Ahead of a meeting with state leaders on prison reform Thursday, President Donald Trump has privately expressed openness to supporting broader sentencing reforms beyond the narrower reforms to the nation’s prison system that he’s previously backed, sources tell ABC News.
Trump met with Republican Sens. Mike Lee, Lindsey Graham, Tim Scott and Chuck Grassley last week to discuss a comprehensive prison-reform bill that would address both prison and sentencing reform, according to a Capitol Hill source with knowledge of the meeting.
The source described the meeting as “positive.”
While the House has already passed a bill that would seek to make limited reforms to improve the nation’s prison system, the legislation has stalled at the feet of Grassley, the powerful Republican chair of the Judiciary Committee.
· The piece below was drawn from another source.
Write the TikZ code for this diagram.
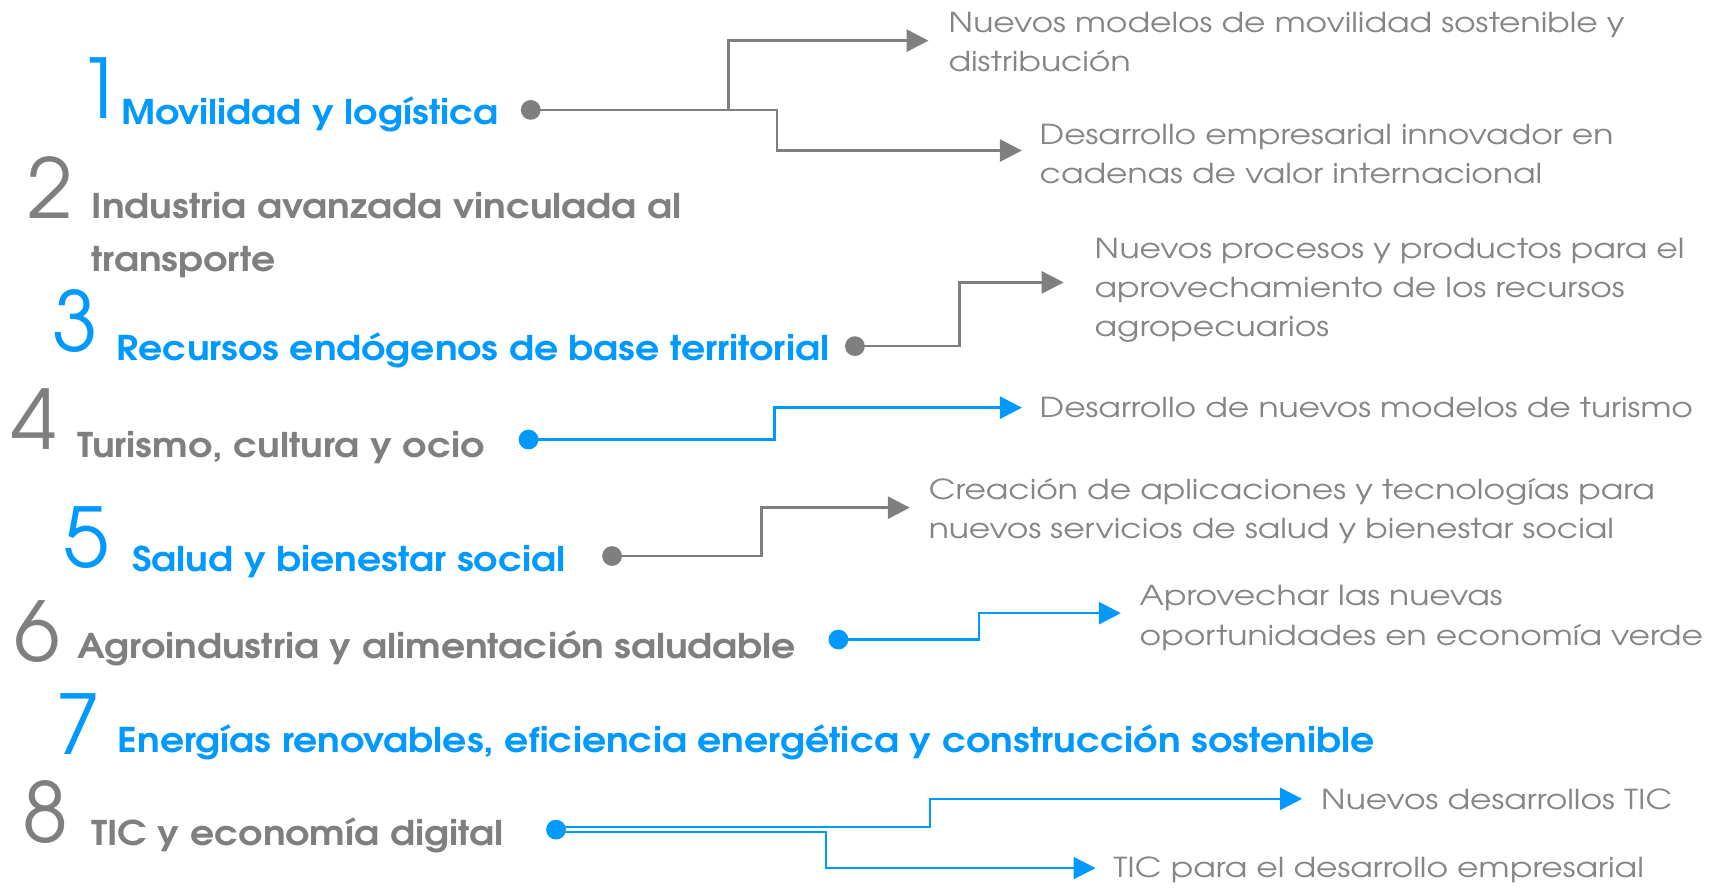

The Senate is now expected to move forward with a modified version of the House bill that will reduce the current mandatory life sentence for certain drug offenses from a life sentence to 25 years, prohibit the doubling of mandatory sentences for certain gun and drug offenses, broaden judicial discretion, and make retroactive the 2010 Fair Sentencing Act that narrowed the discrepancy in sentencing guidelines for crack versus powdered cocaine.
Grassley emerged “encouraged” that the president is supportive of a broader criminal justice reform and expressed optimism that a legislative victory is within reach.